Scoring Your Suppliers

The first part of this process is the scoring of suppliers. This is a means of evaluating your suppliers, measuring their performance against a set of targets. The targets have to be of importance to you and can include how they perform in terms of delivery, their lead time, the quality of items supplied, the price, service levels and so on. This process of scoring is helpful because it assesses all of the suppliers against a very standard set of criteria. The result of this is an independent and objective assessment of how well the supplier is performing and whether they are meeting your needs in a way that is acceptable.

Some scoring systems offer the opportunity to utilize weighting according to the importance of certain criteria. For example, if price is viewed as very important, then that will be given a higher weighting than something that is viewed as less important, which could be invoicing procedures etc.

Often there are various sub-divisions within any one measure.
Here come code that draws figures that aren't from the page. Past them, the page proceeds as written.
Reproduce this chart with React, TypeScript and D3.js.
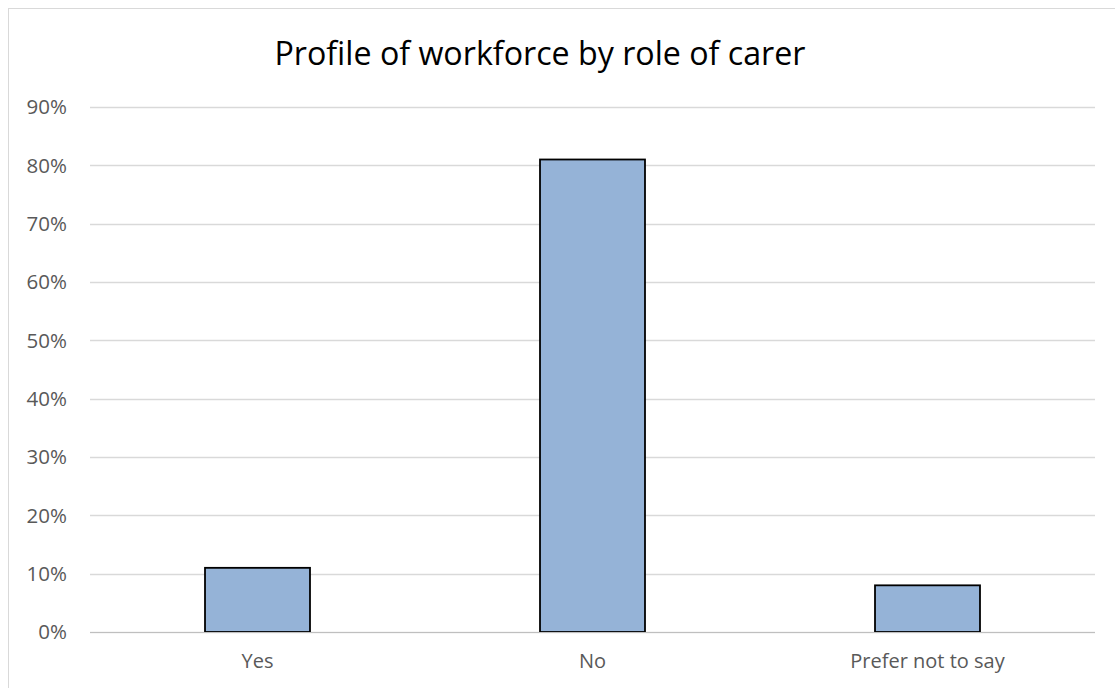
import React from "react";
import * as d3 from "d3";

const categories: string[] = ["Yes", "No", "Prefer not to say"];
const values: number[] = [0.11, 0.81, 0.08];
const yTicks: number[] = [0, 0.1, 0.2, 0.3, 0.4, 0.5, 0.6, 0.7, 0.8, 0.9];
const title = "Profile of workforce by role of carer";

export default function App() {
  const W = 1115;
  const H = 688;
  const left = 90;
  const right = 1095;
  const top = 107;
  const bottom = 632;

  const x = d3
    .scaleBand<string>()
    .domain(categories)
    .range([left, right])
    .paddingInner(0.6866)
    .paddingOuter(0.3433);
  const y = d3.scaleLinear().domain([0, 0.9]).range([bottom, top]);
  const fmt = d3.format(".0%");
  const font = "'Open Sans', sans-serif";

  return (
    <svg
      width={W}
      height={H}
      style={{ position: "absolute", left: 0, top: 0, display: "block" }}
    >
      <rect x={0} y={0} width={W} height={H} fill="#ffffff" />
      <rect
        x={8.5}
        y={8.5}
        width={W}
        height={H}
        fill="#ffffff"
        stroke="#d9d9d9"
        strokeWidth={1}
      />
      <text
        x={540}
        y={65}
        textAnchor="middle"
        fontFamily={font}
        fontSize={32.2}
        fill="#000000"
      >
        {title}
      </text>
      {yTicks.map((t) => (
        <g key={t}>
          <line
            x1={left}
            x2={right}
            y1={Math.round(y(t)) + 0.5}
            y2={Math.round(y(t)) + 0.5}
            stroke="#d9d9d9"
            strokeWidth={1.5}
          />
          <text
            x={67}
            y={y(t)}
            dy="0.36em"
            textAnchor="end"
            fontFamily={font}
            fontSize={20.5}
            fill="#595959"
          >
            {fmt(t)}
          </text>
        </g>
      ))}
      {categories.map((c, i) => (
        <g key={c}>
          <rect
            x={x(c)!}
            y={y(values[i])}
            width={x.bandwidth()}
            height={bottom - y(values[i])}
            fill="#95b3d7"
            stroke="#000000"
            strokeWidth={1.8}
          />
          <text
            x={x(c)! + x.bandwidth() / 2}
            y={668}
            textAnchor="middle"
            fontFamily={font}
            fontSize={20}
            fill="#595959"
          >
            {c}
          </text>
        </g>
      ))}
      <line
        x1={left}
        x2={right}
        y1={bottom + 0.5}
        y2={bottom + 0.5}
        stroke="#bfbfbf"
        strokeWidth={1}
      />
    </svg>
  );
}
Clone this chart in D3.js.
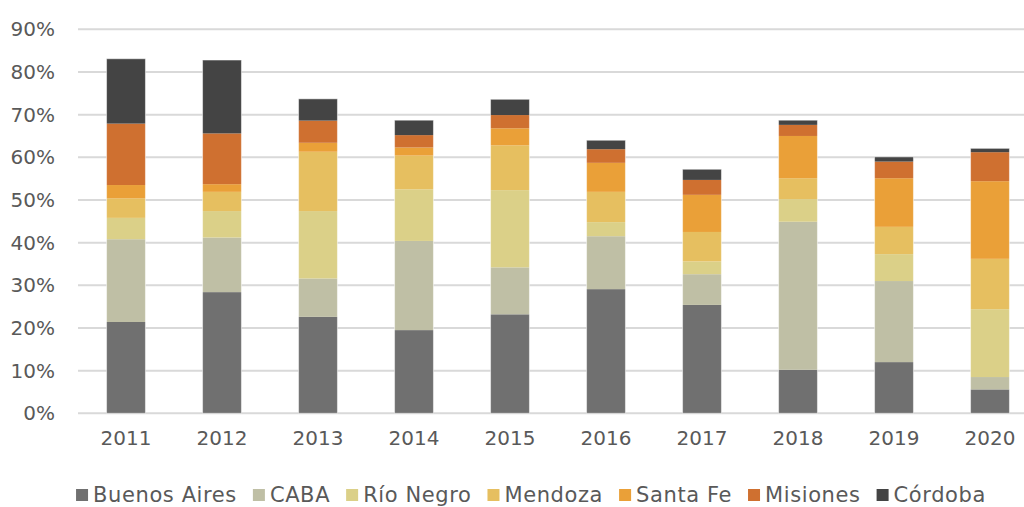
<!DOCTYPE html>
<html>
<head>
<meta charset="utf-8">
<script src="https://cdn.jsdelivr.net/npm/d3@7"></script>
<style>
  body { margin: 0; background: #fff; }
  svg text { font-family: "DejaVu Sans", sans-serif; fill: #595959; }
</style>
</head>
<body>
<div id="chart"></div>
<script>
// values (percent)
var years = ['2011','2012','2013','2014','2015','2016','2017','2018','2019','2020']
var series = ['Buenos Aires','CABA','Río Negro','Mendoza','Santa Fe','Misiones','Córdoba']
var colors = ['#707070','#bfbfa5','#dbd088','#e6bf60','#eaa038','#cf7030','#444444']

var buenosAires = [21.4, 28.4, 22.6, 19.5, 23.2, 29.1, 25.4, 10.2, 12.0, 5.6]
var caba        = [19.4, 12.8,  9.0, 20.9, 11.0, 12.4,  7.2, 34.7, 19.0, 2.9]
var rioNegro    = [ 5.0,  6.2, 15.8, 12.1, 18.1,  3.3,  3.0,  5.3,  6.3, 15.9]
var mendoza     = [ 4.6,  4.5, 13.9,  7.9, 10.5,  7.1,  6.9,  4.9,  6.4, 11.8]
var santaFe     = [ 3.1,  1.8,  2.1,  1.9,  4.0,  6.8,  8.7,  9.9, 11.4, 18.2]
var misiones    = [14.4, 11.9,  5.2,  2.9,  3.1,  3.2,  3.5,  2.6,  3.9,  6.8]
var cordoba     = [15.2, 17.2,  5.1,  3.5,  3.7,  2.1,  2.5,  1.1,  1.1,  0.9]

var yTicks = [0, 10, 20, 30, 40, 50, 60, 70, 80, 90]

var allValues = [buenosAires, caba, rioNegro, mendoza, santaFe, misiones, cordoba]

// table for d3.stack
var data = years.map(function(y, i) {
    var row = { year: y }
    series.forEach(function(s, j) { row[s] = allValues[j][i] })
    return row
})

var width = 1024, height = 507
var margin = {top: 29.3, left: 78, right: -14, bottom: 93.7}

var svg = d3.select('#chart').append('svg')
    .attr('width', width)
    .attr('height', height)

var x = d3.scaleBand()
    .domain(years)
    .range([margin.left, width - margin.right])
    .paddingInner(0.595)
    .paddingOuter(0.2975)

var y = d3.scaleLinear()
    .domain([0, 90])
    .range([height - margin.bottom, margin.top])

// grid lines
svg.append('g')
    .selectAll('line')
    .data(yTicks)
    .join('line')
      .attr('x1', margin.left)
      .attr('x2', width)
      .attr('y1', function(d) { return y(d) })
      .attr('y2', function(d) { return y(d) })
      .attr('stroke', '#d9d9d9')
      .attr('stroke-width', 2)

// y axis labels
var yAxis = d3.axisLeft(y)
    .tickValues(yTicks)
    .tickFormat(function(d) { return d + '%' })
    .tickSize(0)
    .tickPadding(0)
svg.append('g')
    .attr('transform', 'translate(55,0)')
    .call(yAxis)
    .call(function(g) { g.select('.domain').remove() })
    .selectAll('text')
      .attr('font-size', '20px')
      .attr('font-family', '"DejaVu Sans", sans-serif')
      .attr('fill', '#595959')

// x axis labels
var xAxis = d3.axisBottom(x).tickSize(0).tickPadding(0)
svg.append('g')
    .attr('transform', 'translate(0,' + (y(0) + 17) + ')')
    .call(xAxis)
    .call(function(g) { g.select('.domain').remove() })
    .selectAll('text')
      .attr('font-size', '20px')
      .attr('font-family', '"DejaVu Sans", sans-serif')
      .attr('fill', '#595959')

// stacked bars
var stacked = d3.stack().keys(series)(data)

svg.append('g')
    .selectAll('g')
    .data(stacked)
    .join('g')
      .attr('fill', function(d, i) { return colors[i] })
    .selectAll('rect')
    .data(function(d) { return d })
    .join('rect')
      .attr('x', function(d) { return x(d.data.year) })
      .attr('width', x.bandwidth())
      .attr('y', function(d) { return y(d[1]) })
      .attr('height', function(d) { return y(d[0]) - y(d[1]) })

// bar outline
svg.append('g')
    .selectAll('rect')
    .data(data)
    .join('rect')
      .attr('x', function(d) { return x(d.year) })
      .attr('width', x.bandwidth())
      .attr('y', function(d) { return y(d3.sum(series, function(s) { return d[s] })) })
      .attr('height', function(d) { return y(0) - y(d3.sum(series, function(s) { return d[s] })) })
      .attr('fill', 'none')
      .attr('stroke', '#ffffff')
      .attr('stroke-opacity', 0.5)
      .attr('stroke-width', 1)

// legend
var legend = svg.append('g')
var items = legend.selectAll('g')
    .data(series)
    .join('g')

items.append('rect')
    .attr('width', 12)
    .attr('height', 12)
    .attr('y', -6)
    .attr('fill', function(d, i) { return colors[i] })

items.append('text')
    .attr('x', 17)
    .attr('dy', '0.35em')
    .attr('font-size', '21px')
    .attr('letter-spacing', '0.6px')
    .text(function(d) { return d })

var pos = 0
var gap = 16
items.each(function() {
    var w = this.getBBox().width
    this.__x = pos
    pos += w + gap
})
var total = pos - gap
var start = 531 - total / 2
items.attr('transform', function() { return 'translate(' + (start + this.__x) + ',495)' })
</script>
</body>
</html>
For example, the price of the product is not just about who much it costs, there are often more factors to be taken into consideration. These could include the stability of the price, whether invoicing procedures are acceptable and the invoices accurate and how much notice is given about any changes to the price etc. So this is about much more than simply how much each unit item costs, there are other ‘hidden’ factors that need to be taken into consideration.
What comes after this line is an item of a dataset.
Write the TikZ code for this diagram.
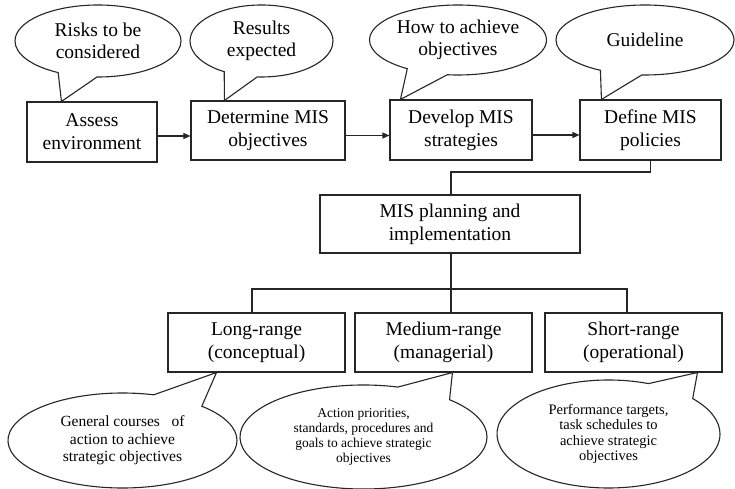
\documentclass[tikz,border=0pt]{standalone}
\usepackage{fontspec}
\setmainfont{Liberation Serif}
\usetikzlibrary{shapes.callouts,arrows.meta}
\begin{document}
\begin{tikzpicture}[x=1pt,y=-1pt,
  line/.style={draw=black!85, line width=1.1pt},
  box/.style={line, fill=white, align=center, inner sep=2pt, text=black,
    font=\fontsize{19.5}{23}\selectfont},
  callT/.style={ellipse callout, line, fill=white, align=center, inner sep=0pt,
    callout pointer arc=28, text=black, font=\fontsize{19.5}{22}\selectfont},
  callB/.style={ellipse callout, line, fill=white, align=center, inner sep=0pt,
    callout pointer arc=28, text=black},
  arr/.style={line, -{Triangle[length=7pt,width=6pt]}}
]
\fill[white] (0,0) rectangle (735,489);
\useasboundingbox (0,0) rectangle (735,489);

% top row
\node[box, minimum width=130, minimum height=60] (a1) at (92,132) {Assess\\environment};
\node[box, minimum width=154, minimum height=59] (a2) at (268,130.5) {Determine MIS\\objectives};
\node[box, minimum width=142, minimum height=60] (a3) at (461,130) {Develop MIS\\strategies};
\node[box, minimum width=141, minimum height=60] (a4) at (650.5,130) {Define MIS\\policies};

\draw[arr] ([yshift=-4pt]a1.east) -- ([yshift=-4pt]a1.east -| a2.west);
\draw[arr] ([yshift=-5pt]a2.east) -- ([yshift=-5pt]a2.east -| a3.west);
\draw[arr] ([yshift=-5pt]a3.east) -- ([yshift=-5pt]a3.east -| a4.west);

% middle
\node[box, minimum width=260, minimum height=58] (m) at (450,224) {MIS planning and\\implementation};
\draw[line] (a4.south) |- ([xshift=1pt]m.north |- 0,172) -- ([xshift=1pt]m.north);

% bottom row
\node[box, minimum width=177, minimum height=59] (b1) at (256.5,342.5) {Long-range\\(conceptual)};
\node[box, minimum width=177, minimum height=59] (b2) at (443.5,342.5) {Medium-range\\(managerial)};
\node[box, minimum width=177, minimum height=59] (b3) at (633.5,342.5) {Short-range\\(operational)};

\coordinate (busL) at ([xshift=-4.5pt]b1.north |- 0,289);
\coordinate (busR) at ([xshift=-6.5pt]b3.north |- 0,289);
\draw[line] ([xshift=1pt]m.south) -- ([xshift=1pt]m.south |- b2.north);
\draw[line] ([xshift=-4.5pt]b1.north) -- (busL) -- (busR) -- ([xshift=-6.5pt]b3.north);

% top callouts
\node[callT, minimum width=166, minimum height=72,
  callout absolute pointer={([xshift=35pt]a1.north west)}] (c1) at (98,41) {Risks to be\\considered};
\node[callT, minimum width=143, minimum height=72,
  callout absolute pointer={([xshift=34pt]a2.north west)}] (c2) at (261.5,41) {Results\\expected};
\node[callT, minimum width=177, minimum height=70,
  callout absolute pointer={([xshift=11pt]a3.north west)}] (c3) at (458,40) {How to achieve\\objectives};
\node[callT, minimum width=178, minimum height=70,
  callout absolute pointer={([xshift=22pt]a4.north west)}] (c4) at (645,40) {Guideline};

% bottom callouts
\node[callB, minimum width=229, minimum height=95, font=\fontsize{15.5}{17.5}\selectfont,
  callout absolute pointer={([xshift=49pt]b1.south west)}] (d1) at (122.5,440.5)
  {General courses\ \ \ of\\action to achieve\\strategic objectives};
\node[callB, minimum width=247, minimum height=104, font=\fontsize{13.5}{15}\selectfont,
  callout absolute pointer={([xshift=98pt]b2.south west)}] (d2) at (363.5,437)
  {Action priorities,\\standards, procedures and\\goals to achieve strategic\\objectives};
\node[callB, minimum width=223, minimum height=108, font=\fontsize{14.5}{15.5}\selectfont,
  callout absolute pointer={([xshift=153pt]b3.south west)}] (d3) at (608.5,434)
  {Performance targets,\\task schedules to\\achieve strategic\\objectives};
\end{tikzpicture}
\end{document}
All the points that will be used to rate or score a supplier will have the same variances, especially complex issues such as quality issues and service factors. This makes the whole scoring system quote an in-depth analysis of how the supplier is performing.

The system can also be used with potential suppliers to see how they could meet supply demands in the future.
Ranking Suppliers

To complete the analysis it is important not just to score the supplier, but also to rank them. This provides the customer with a real insight into who is performing well, who is average and who is languishing at the bottom of the league.
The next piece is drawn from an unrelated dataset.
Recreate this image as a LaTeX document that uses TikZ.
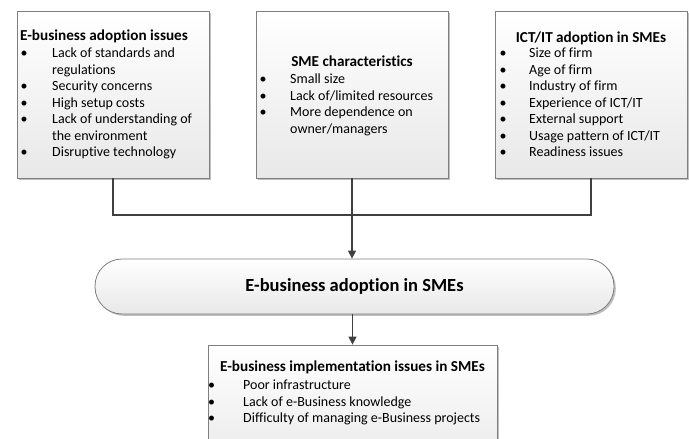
\documentclass[tikz,border=0pt]{standalone}
\usepackage{fontspec}
\setmainfont[Ligatures=NoCommon]{Carlito}
\usetikzlibrary{arrows.meta,shadows}
\definecolor{boxgray}{HTML}{7F7F7F}
\definecolor{linegray}{HTML}{404040}
\newcommand\lst[2]{\begin{tabular}[t]{@{}p{#1pt}@{}l@{}}#2\end{tabular}}
\begin{document}
\begin{tikzpicture}[x=1pt,y=-1pt,
  shadowed/.style={drop shadow={shadow xshift=1.8pt,shadow yshift=-1.8pt,opacity=0.25,fill=black}},
  box/.style={draw=boxgray,line width=0.8pt,top color=white,bottom color=black!9,
    shadowed,minimum width=192pt,minimum height=167pt,inner sep=0pt},
  bigbox/.style={box,minimum width=289pt,minimum height=130pt},
  pill/.style={draw=boxgray,line width=0.8pt,top color=white,bottom color=black!9,
    shadowed,rounded corners=27pt,minimum width=519pt,minimum height=55pt,inner sep=0pt,
    font=\fontsize{18.5}{22}\selectfont\bfseries},
  ttl/.style={inner sep=0pt,anchor=base,font=\fontsize{15.2}{18}\selectfont\bfseries},
  items/.style={inner sep=0pt,anchor=base west,font=\fontsize{14}{16.5}\selectfont},
  conn/.style={draw=linegray,line width=1.3pt},
  arr/.style={conn,-{Triangle[width=8pt,length=8pt]}}
]
\useasboundingbox (0,0) rectangle (689,439);
\clip (0,0) rectangle (689,439);

\node[box] (b1) at (113,94.5) {};
\node[box] (b2) at (352,94.5) {};
\node[box] (b3) at (591,94.5) {};
\node[pill] (pill) at (354.5,286.5) {E-business adoption in SMEs};
\node[bigbox] (b4) at (352.5,410) {};

\node[ttl,anchor=base west] (t1) at (20,40) {E-business adoption issues};
\node[items] (l1) at (20.5,57.5) {\lst{31.5}{%
  •&Lack of standards and\\
  &regulations\\
  •&Security concerns\\
  •&High setup costs\\
  •&Lack of understanding of\\
  &the environment\\
  •&Disruptive technology}};

\node[ttl] (t2) at (352,66.5) {SME characteristics};
\node[items] (l2) at (259.5,83.5) {\lst{30.5}{%
  •&Small size\\
  •&Lack of/limited resources\\
  •&More dependence on\\
  &owner/managers}};

\node[ttl] (t3) at (591,42.5) {ICT/IT adoption in SMEs};
\node[items] (l3) at (499.5,57.5) {\lst{29.5}{%
  •&Size of firm\\
  •&Age of firm\\
  •&Industry of firm\\
  •&Experience of ICT/IT\\
  •&External support\\
  •&Usage pattern of ICT/IT\\
  •&Readiness issues}};

\node[ttl] (t4) at (352.5,371.5) {E-business implementation issues in SMEs};
\node[items] (l4) at (208,389.5) {\lst{35}{%
  •&Poor infrastructure\\
  •&Lack of e-Business knowledge\\
  •&Difficulty of managing e-Business projects}};

\coordinate (j) at (352,215);
\draw[conn] (b1.south) |- (j);
\draw[conn] (b3.south) |- (j);
\draw[conn] (b2.south) -- (j);
\draw[arr] (j) -- (j |- pill.north);
\draw[arr] (b4.north |- pill.south) -- (b4.north);
\end{tikzpicture}
\end{document}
This format is very clear to understand and can also be used to share information with suppliers, so that those who are performing poorly can work towards improving their performance. Often details of other suppliers may not be shared, but individual suppliers will be furnished with details of how they scored and what their ranking was in the overall table.

Once ranked suppliers can be grouped (typically into A, B, C groups). Specific groups may then result in targeted action (often along the lines of Develop, Maintain or exit).

Objectivity Is Key

Key to this process is objectivity. There are times when personalities creep in or even personal bias, so if no objective scoring or ranking system is used, then it can be easy to use memory or even prejudices to rank a supplier as ‘good’ or ‘bad’ but with an objective tool to analyse performance and assess each supplier ‘against’ each other, a true picture emerges of exactly who is performing well and who is to some extent ‘the weakest link’.